Everything from the first line of the data through the line with "['#0000ff', '#00ff00', '#ff0000', '#ff00ff'];" is to be echoed exactly, minus the pictures.

## Supplied material
____

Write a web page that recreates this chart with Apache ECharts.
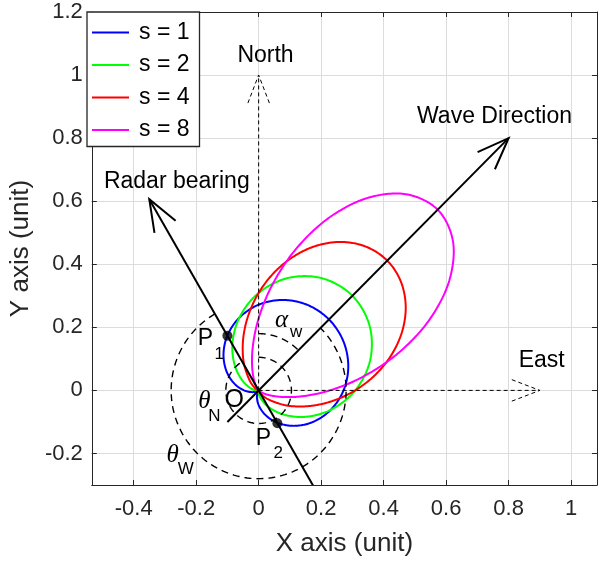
<!DOCTYPE html>
<html><head><meta charset="utf-8">
<script src="https://cdn.jsdelivr.net/npm/echarts@6/dist/echarts.min.js"></script>
<style>html,body{margin:0;padding:0;background:#fff}#c{width:600px;height:562px}</style>
</head><body><div id="c"></div>
<script>
// ---------- data ----------
const seriesNames = ['s = 1', 's = 2', 's = 4', 's = 8'];
const seriesColors = ['#0000ff', '#00ff00', '#ff0000', '#ff00ff'];

const curveS1 = [[0,0],[-0.0027,-0.0047],[-0.0055,-0.0206],[0,-0.0466],[0.0206,-0.0769],[0.0590,-0.1022],[0.1125,-0.1125],[0.1735,-0.1002],[0.2306,-0.0618],[0.2717,0],[0.2869,0.0769],[0.2710,0.1564],[0.2251,0.2251],[0.1564,0.2710],[0.0769,0.2869],[0,0.2717],[-0.0618,0.2306],[-0.1002,0.1735],[-0.1125,0.1125],[-0.1022,0.0590],[-0.0769,0.0206],[-0.0466,0],[-0.0206,-0.0055],[-0.0047,-0.0027],[0,0]];
const curveS2 = [[0,0],[-0.0005,-0.0018],[0,-0.0091],[0.0069,-0.0256],[0.0291,-0.0505],[0.0750,-0.0750],[0.1456,-0.0841],[0.2306,-0.0618],[0.3092,0],[0.3569,0.0956],[0.3551,0.2050],[0.3001,0.3001],[0.2050,0.3551],[0.0956,0.3569],[0,0.3092],[-0.0618,0.2306],[-0.0841,0.1456],[-0.0750,0.0750],[-0.0505,0.0291],[-0.0256,0.0069],[-0.0091,0],[-0.0018,-0.0005],[0,0]];
const curveS4 = [[0,0],[0.0006,-0.0022],[0.0055,-0.0095],[0.0257,-0.0257],[0.0791,-0.0457],[0.1228,-0.0509],[0.1779,-0.0477],[0.2416,-0.0318],[0.3090,0],[0.3731,0.0491],[0.4261,0.1142],[0.4605,0.1907],[0.4706,0.2717],[0.4539,0.3483],[0.4116,0.4116],[0.3483,0.4539],[0.2717,0.4706],[0.1907,0.4605],[0.1142,0.4261],[0.0491,0.3731],[0,0.3090],[-0.0318,0.2416],[-0.0477,0.1779],[-0.0509,0.1228],[-0.0457,0.0791],[-0.0257,0.0257],[-0.0095,0.0055],[-0.0022,0.0006],[0,0]];
const curveS8 = [[0,0],[0.0022,-0.0022],[0.0173,-0.0100],[0.0391,-0.0162],[0.0784,-0.0210],[0.1408,-0.0185],[0.2283,0],[0.3358,0.0442],[0.4495,0.1205],[0.5490,0.2274],[0.6117,0.3532],[0.6213,0.4767],[0.5731,0.5731],[0.4767,0.6213],[0.3532,0.6117],[0.2274,0.5490],[0.1205,0.4495],[0.0442,0.3358],[0,0.2283],[-0.0185,0.1408],[-0.0210,0.0784],[-0.0162,0.0391],[-0.0100,0.0173],[-0.0022,0.0022],[0,0]];

const bearingPoints = [[-0.1, 0.1732], [0.06, -0.1039]];      // P1, P2
// arrows: [x0, y0, x1, y1, dashed]
const arrowLines = [
  [-0.1, -0.1, 0.8, 0.8, 0],        // wave direction
  [0.2, -0.3464, -0.35, 0.6062, 0], // radar bearing
  [0, 0, 0, 1.0, 1],                // north
  [0, 0, 0.9, 0, 1]                 // east
];
// arcs: [radius, startDeg, endDeg]
const angleArcs = [
  [0.28, 120, 405],   // theta_W
  [0.105, 90, -240],  // theta_N
  [0.18, 90, 45]      // alpha_w
];
const xTickStep = 0.2;
const yTickStep = 0.2;

// annotation texts (anchor coordinates in data units)
const noteTexts = ['North', 'East', 'Wave Direction', 'Radar bearing', 'P', '1', 'P', '2', 'O', 'θ', 'N', 'θ', 'W', 'α', 'w'];
const noteAnchors = [[0.022,1.062],[0.906,0.095],[0.755,0.868],[-0.262,0.663],[-0.17,0.164],[-0.126,0.116],[0.015,-0.152],[0.063,-0.198],[-0.078,-0.032],[-0.174,-0.035],[-0.142,-0.083],[-0.275,-0.205],[-0.233,-0.251],[0.073,0.221],[0.12,0.183]];
const noteKinds = ['t','t','t','t','t','sub','t','sub','o','g','sub','g','sub','g','sub'];

// ---------- chart ----------
const FONT = 'Liberation Sans, Arial, sans-serif';
const SERIF = 'Liberation Serif, Times New Roman, serif';
const AX = '#262626';
const chart = echarts.init(document.getElementById('c'), null, {renderer: 'canvas'});

function onStep(v, step) { return Math.abs(v / step - Math.round(v / step)) < 1e-6; }
function fmt(v) { return String(+v.toFixed(1)); }

const xMin = -0.534, xMax = 1.083, yMin = -0.3, yMax = 1.2;

function axisCommon(isX, show) {
  return {
    type: 'value',
    min: isX ? xMin : yMin,
    max: isX ? xMax : yMax,
    splitNumber: isX ? 8 : 7,
    axisLine: {show: true, onZero: false, lineStyle: {color: AX, width: 1}},
    axisTick: {show: true, inside: true, length: 5, lineStyle: {color: AX, width: 1}},
    axisLabel: {
      show: show, color: AX, fontSize: 22, fontFamily: FONT, margin: isX ? 13 : 9,
      formatter: v => onStep(v, isX ? xTickStep : yTickStep) ? fmt(v) : ''
    },
    splitLine: {show: show, lineStyle: {color: '#dcdcdc', width: 1}}
  };
}

const xBottom = Object.assign(axisCommon(true, true), {
  position: 'bottom', name: 'X axis (unit)', nameLocation: 'middle', nameGap: 46,
  nameTextStyle: {fontSize: 26, fontFamily: FONT, color: AX}
});
const xTop = Object.assign(axisCommon(true, false), {position: 'top'});
const yLeft = Object.assign(axisCommon(false, true), {
  position: 'left', name: 'Y axis (unit)', nameLocation: 'middle', nameGap: 56,
  nameTextStyle: {fontSize: 26, fontFamily: FONT, color: AX}
});
const yRight = Object.assign(axisCommon(false, false), {position: 'right'});

// Catmull-Rom spline through the curve points (pixel space), drawn once as a dense polyline
function makeCurveRenderer(curve, color) {
  return function (params, api) {
    if (params.dataIndex !== 0) return null;
    const n = curve.length;
    const px = curve.map(p => api.coord(p));
    const P = k => px[Math.max(0, Math.min(n - 1, k))];
    const out = [px[0]];
    for (let i = 0; i < n - 1; i++) {
      const p1 = P(i), p2 = P(i + 1);
      const p0 = (i === 0) ? [2 * p1[0] - p2[0], 2 * p1[1] - p2[1]] : P(i - 1);
      const p3 = (i + 1 === n - 1) ? [2 * p2[0] - p1[0], 2 * p2[1] - p1[1]] : P(i + 2);
      const tj = (a, b) => Math.pow(Math.hypot(b[0] - a[0], b[1] - a[1]), 0.5) || 1e-6;
      const t0 = 0, t1 = t0 + tj(p0, p1), t2 = t1 + tj(p1, p2), t3 = t2 + tj(p2, p3);
      const steps = 20;
      for (let s = 1; s <= steps; s++) {
        const t = t1 + (t2 - t1) * s / steps;
        const L = (A, B, ta, tb) => [
          ((tb - t) * A[0] + (t - ta) * B[0]) / (tb - ta),
          ((tb - t) * A[1] + (t - ta) * B[1]) / (tb - ta)];
        const A1 = L(p0, p1, t0, t1), A2 = L(p1, p2, t1, t2), A3 = L(p2, p3, t2, t3);
        const B1 = L(A1, A2, t0, t2), B2 = L(A2, A3, t1, t3);
        out.push(L(B1, B2, t1, t2));
      }
    }
    return {type: 'polyline', shape: {points: out},
      style: {stroke: color, lineWidth: 2, fill: null, lineJoin: 'round'}};
  };
}

const curves = [curveS1, curveS2, curveS4, curveS8];
const curveSeries = curves.map((d, i) => ({
  type: 'custom', name: seriesNames[i], data: d, renderItem: makeCurveRenderer(d, seriesColors[i]),
  itemStyle: {color: seriesColors[i]}, clip: true, z: 3, silent: true
}));

function renderArrow(params, api) {
  const p0 = api.coord([api.value(0), api.value(1)]);
  const p1 = api.coord([api.value(2), api.value(3)]);
  const dashed = api.value(4) === 1;
  const ang = Math.atan2(p0[1] - p1[1], p0[0] - p1[0]);
  const L = dashed ? 30 : 34, h = 21 * Math.PI / 180;
  const a1 = [p1[0] + L * Math.cos(ang + h), p1[1] + L * Math.sin(ang + h)];
  const a2 = [p1[0] + L * Math.cos(ang - h), p1[1] + L * Math.sin(ang - h)];
  const style = {stroke: '#000', lineWidth: dashed ? 1 : 2, lineDash: dashed ? [4, 3] : null, fill: null};
  return {type: 'group', children: [
    {type: 'line', shape: {x1: p0[0], y1: p0[1], x2: p1[0], y2: p1[1]}, style: style},
    {type: 'polyline', shape: {points: [a1, p1, a2]}, style: style}
  ]};
}

function renderArc(params, api) {
  const r = api.value(0), a0 = api.value(1), a1 = api.value(2);
  const n = 160, pts = [];
  for (let i = 0; i <= n; i++) {
    const a = (a0 + (a1 - a0) * i / n) * Math.PI / 180;
    pts.push(api.coord([r * Math.cos(a), r * Math.sin(a)]));
  }
  return {type: 'polyline', shape: {points: pts},
    style: {stroke: '#000', lineWidth: 1.4, lineDash: [7, 5], fill: null}};
}

function renderNote(params, api) {
  const i = params.dataIndex;
  const p = api.coord([api.value(0), api.value(1)]);
  const kind = noteKinds[i];
  let font;
  if (kind === 'g') font = 'italic 25px ' + SERIF;
  else if (kind === 'sub') font = '17px ' + FONT;
  else if (kind === 'o') font = '25px ' + FONT;
  else font = '23px ' + FONT;
  return {type: 'text', x: p[0], y: p[1],
    style: {text: noteTexts[i], font: font, fill: '#000', align: 'center', verticalAlign: 'middle'}};
}

chart.setOption({
  animation: false,
  backgroundColor: '#fff',
  grid: {left: 87, top: 12, right: 1, bottom: 75, containLabel: false},
  xAxis: [xBottom, xTop],
  yAxis: [yLeft, yRight],
  legend: {
    data: seriesNames, orient: 'vertical', left: 87, top: 12,
    padding: [9, 10, 5, 5], itemGap: 9.5, itemWidth: 37, itemHeight: 2, icon: 'rect',
    backgroundColor: '#fff', borderColor: AX, borderWidth: 1.3,
    textStyle: {fontSize: 23, fontFamily: FONT, color: '#000', lineHeight: 22, padding: [0, 0, 0, 5]},
    selectedMode: false
  },
  series: curveSeries.concat([
    {type: 'custom', data: angleArcs, renderItem: renderArc, clip: true, z: 4, silent: true},
    {type: 'custom', data: arrowLines, renderItem: renderArrow, clip: true, z: 5, silent: true},
    {type: 'scatter', data: bearingPoints, symbol: 'circle', symbolSize: 10,
      itemStyle: {color: '#000'}, z: 6, silent: true},
    {type: 'custom', data: noteAnchors, renderItem: renderNote, clip: false, z: 7, silent: true}
  ])
});
</script>
</body></html>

____

## Solution for this task
Write a web page that recreates this chart with Apache ECharts.
<!DOCTYPE html>
<html><head><meta charset="utf-8">
<script src="https://cdn.jsdelivr.net/npm/echarts@6/dist/echarts.min.js"></script>
<style>html,body{margin:0;padding:0;background:#fff}#c{width:600px;height:562px}</style>
</head><body><div id="c"></div>
<script>
// ---------- data ----------
const seriesNames = ['s = 1', 's = 2', 's = 4', 's = 8'];
const seriesColors = ['#0000ff', '#00ff00', '#ff0000', '#ff00ff'];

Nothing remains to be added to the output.